Les prix littéraires sont généralement une promesse pour les éditeurs de voir leurs ventes s’accroitre. Rares sont en tout cas les fois où ils peuvent représenter un risque d'endettement. Et pourtant… La maison d’édition britannique Galley Beggar Press, après le Booker Prize 2019, a bien failli se retrouver sur la sellette.

Galley Beggar Press est une petite maison d’édition fondée en 2012, dont les publications ont su lui bâtir une notoriété. La dernière en date : Ducks, Newburyport de la romancière Lucy Ellmann, qui figurait dans la sélection du Booker Prize 2019. Outre la notoriété que cette nomination promettait déjà de rapporter, l’éditeur avait entrepris en parallèle de collaborer avec la librairie en ligne The Book People. Cette dernière proposant chaque année depuis 25 ans les ouvrages sélectionnés pour le Book Prize à des prix cassés.

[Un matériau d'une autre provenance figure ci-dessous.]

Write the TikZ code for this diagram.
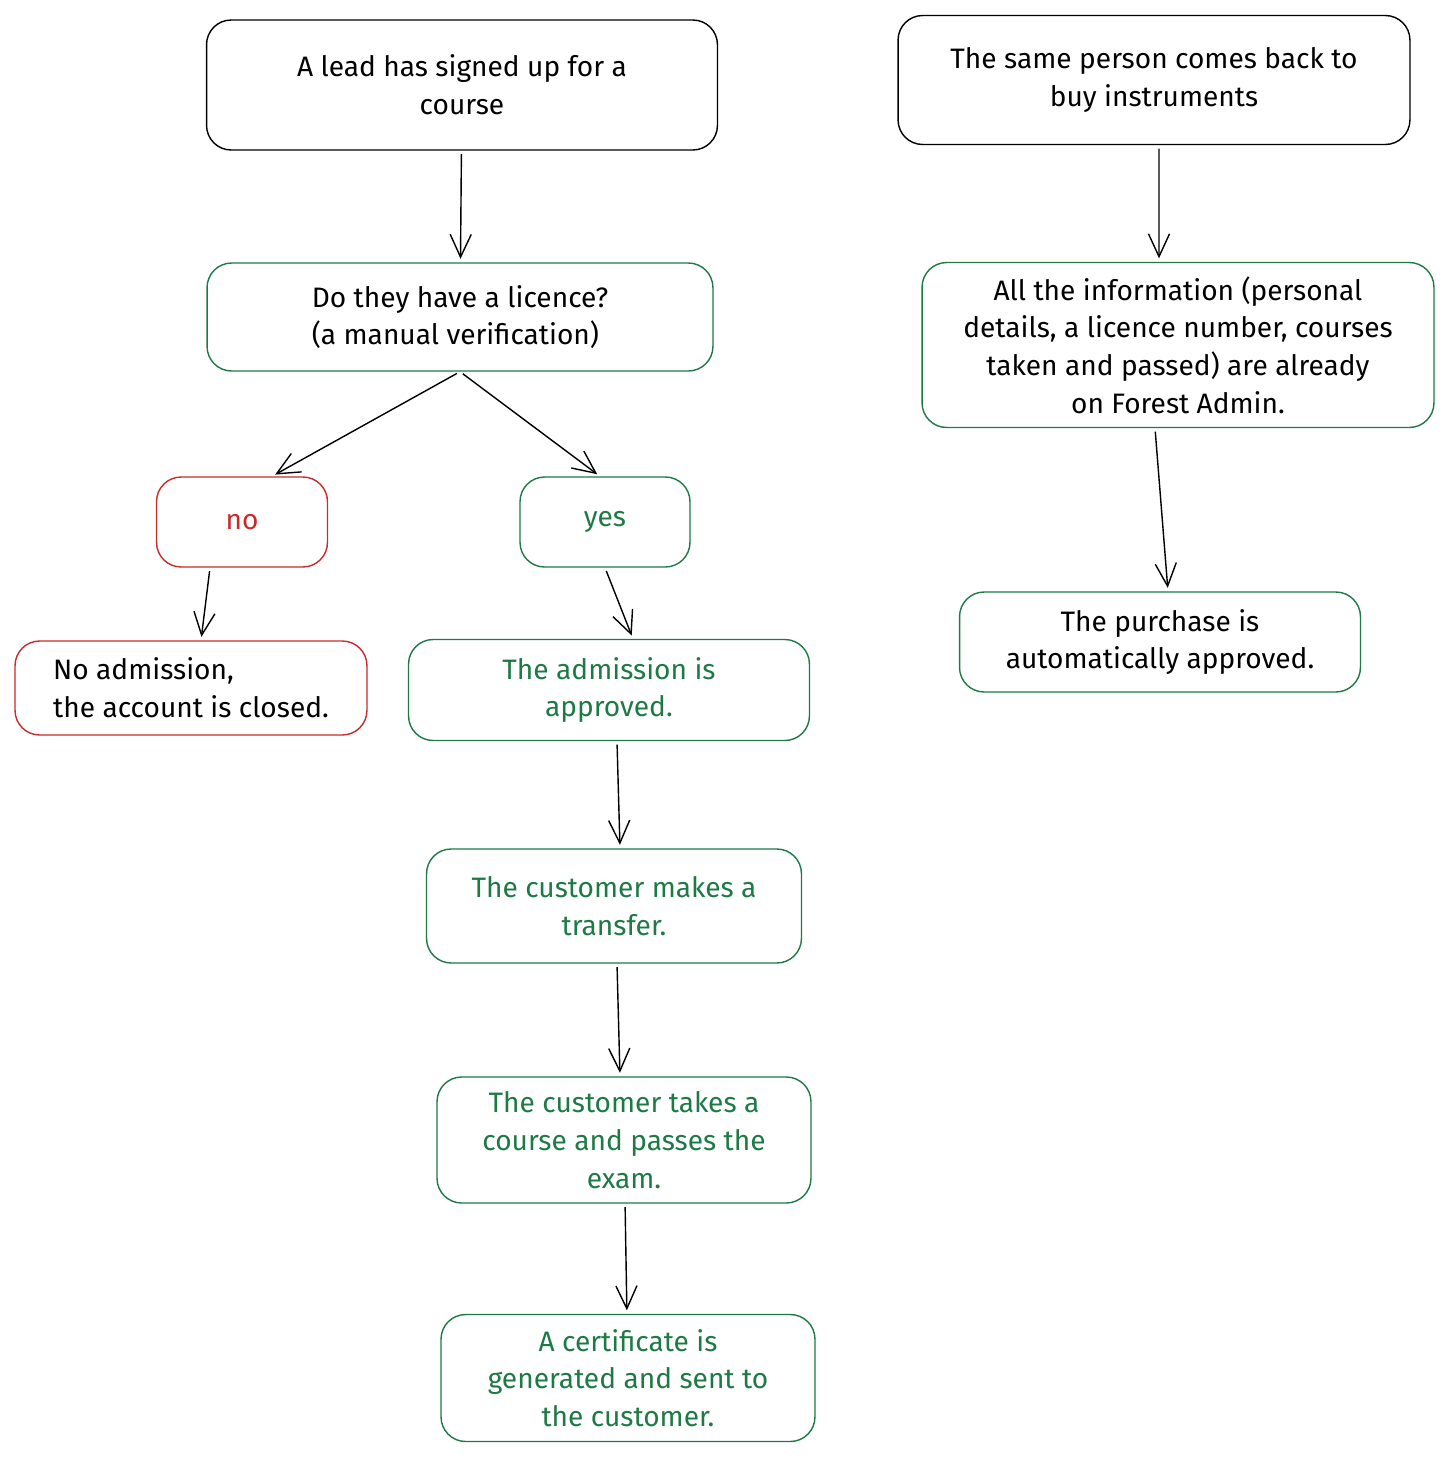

Mais c’était compter sans les difficultés que connaissait l’enseigne spécialisée dans la vente en ligne — où les livres représentent 70 % du chiffre d’affaires. Celle-ci ne mène en effet pas large face à l’hégémonie d’Amazon, à tel point qu'elle vient d'être placée sous le contrôle de l'administration fiscale depuis mardi dernier. En laissant Galley Beggar Press avec un trou énorme dans sa trésorerie.
Un risque de taille pour Galley Beggar Press
L’éditeur avait en effet investi 40.000 £ pour produire les 8000 exemplaires nécessaires pour participer à l’opération de promotion de The Book People. Mercredi dernier, la librairie en ligne a mis en ligne une offre exceptionnelle : les 6 ouvrages finalistes du Booker Prize pour 35,99 £ au lieu de 111,97 £ — soit une économie de 75,98 £. La part des recettes revenant aux éditeurs devait être versée en janvier 2020.
Sauf que les difficultés de la société ont entrainé une gelée des fonds, ôtant alors à l’éditeur tout espoir de pouvoir tirer profit de l’opération promotionnelle, et de récupérer rapidement des fonds.
« C’était une entreprise de taille », a reconnu Eloise Millar, la codirectrice de Galley Beggar. « C'est une somme que nous n'engageons jamais normalement, mais cela faisait partie du calendrier et de la compétition et lorsque Ducks, Newburyport a fait partie de la dernière sélection du Booker Prize, nous l’avons fait. »
Face au gouffre financier et la menace de se voir à son tour mis en difficulté, Galley Beggar Press a lancé dans la foulée une campagne de financement participatif. La collecte a été eu un succès inespéré, allant jusqu’à dépasser le montant de la somme escomptée — 42.761 £ récoltées sur un objectif de 40.000 £.
We've gone from heartbroken to... wow... in the space of two hours. For the GoFundMe page, in a moment of wild optimism we've updated the limit to the full BP amount (40K). If we can keep going, it would mean the world. Either way, THANK YOU SO, SO MUCH. https://t.co/Ykht78li7p
— Galley Beggar Press (@GalleyBeggars) December 18, 2019
Nombre d’acteurs du secteur du livre se sont en effet mobilisés pour venir en aide à la maison d’édition, dont la directrice de la littérature du National Center for Writing and Arts Council England, Sarah Crown. « Vu isolément, Galley Beggar est une force exceptionnelle dans l’édition britannique. Dans leur secteur, ils sont une composante essentielle d’une écologie large et interdépendante qui est meilleure, plus riche et plus saine grâce à eux. Les soutenir nous profite à tous », a déclaré cette dernière.
The Book People à nouveau en difficulté
Fondée en 1988, The Book People était l’une des plus grandes enseignes de vente de livres en ligne en Angleterre. Sa mise sous administration menace aujourd’hui 400 emplois. L’entreprise a depuis fait appel à PwC, société spécialisée dans l’audit d’expertise comptable et de conseil.
Assurant qu’aucun licenciement n’était à ce jour envisagé, Toby Underwood, coadministrateur et associé chez PwC, a néanmoins concédé que « [b]ien que les administrateurs disposent de fonds pour satisfaire à la masse salariale, en décembre, les perspectives à plus long terme pour l’entreprise, le personnel, les clients et les fournisseurs dépendront clairement de la possibilité de conclusion d'une vente ».
C’est la deuxième fois que The Book People manque de faire faillite. En 2014 déjà, elle avait été sauvée grâce à un plan de sauvegarde assuré par la société Endless.